In view of the submissions the IPAA argued that the order imposing absolute restrictions on amendments/correction should be recalled.

After perusing the records placed before him and hearing the advocates arguing on behalf of the IPAA, the CG observed that

  1. As per Sec 18 of the Act, the application for registration of a trademark is made by a person who claims to be the proprietor of the trademark. The proprietorship can be claimed only by use of the trademark or by intention to use the trademark and hence the statement of applicant regarding the use of the trademark is the most vital element of the application.   
  2. An application for registration is examined after 6 months or more from the date of filing. In the past it has been found that after an examination report is issued with objections under Sec 9 (Absolute grounds) and Sec 11 (Relative grounds) a request for amendment of the user date is made with a purpose to overcome the objections raised by the examiner. In such circumstances an application to amend the user date cannot be taken as an application to rectify a clerical error.
  3. Many unscrupulous traders concoct the statement of use of a trademark and seek amendment as an afterthought with the ulterior motive of treading upon the bonafide use of trademarks by their competitors.
  4. The user statement plays such an important role that even a proprietor of an unregistered trademark who has used the mark has an advantage over the owner of a registered. Hence the statement of use in a trademark application has immense importance in determining the validity of a trademark.
  5. The clause 3 of the order was to stop the misuse of the provisions of the Act.
  6. The statement of use is the most vital information of the application and allowing applicants to amend it may redefine the rights of other entrepreneurs who have adopted the same or similar trademark. Accordingly the facts of the cited judgements are not relevant in this case.
  7. The IPAB in Titan Industries Limited V Registrar of Trademarks observed that “… any amendment which will materially change the nature of the application should not be allowed…”
  8. The trademark law is a merchandise law and the trader has to be alert in the market. The trader or his lawyer should exercise caution and due diligence at the time of filing the trademark application. It is inconceivable that the trader was not aware about the use of his trademark and would then come up with evidence on a later stage with evidence of use of the trademark.
  9. The applicant has the option to file a fresh application with the statement of use of the trademark.

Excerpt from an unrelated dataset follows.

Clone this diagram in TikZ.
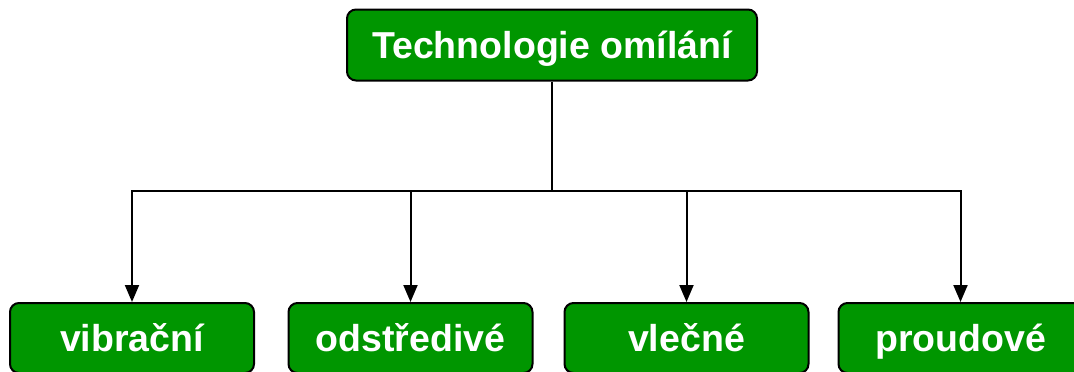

The CG held that the amendment of use will adversely affect the bonafide rights of continuous use of trademark by the rivals in trade and since the balance of convenience of filing a fresh application lies in favour of the applicant the representation to recall clause 3 (restriction on the amendment/corrections) cannot be accepted.

The order was passed by the CG on 23 July, 2014 and we hope that the IPAA prefers an appeal. Even though the intention of the CG is right in preventing frivolous claims of statement of use resulting in long pending opposition proceedings/litigation before the Courts it would be stretching it a little too far to have a blanket restriction on all amendments without looking into the facts, circumstances and merits of each case. For now we have to wait and watch to see if the order is appealed and what the appropriate forum decide.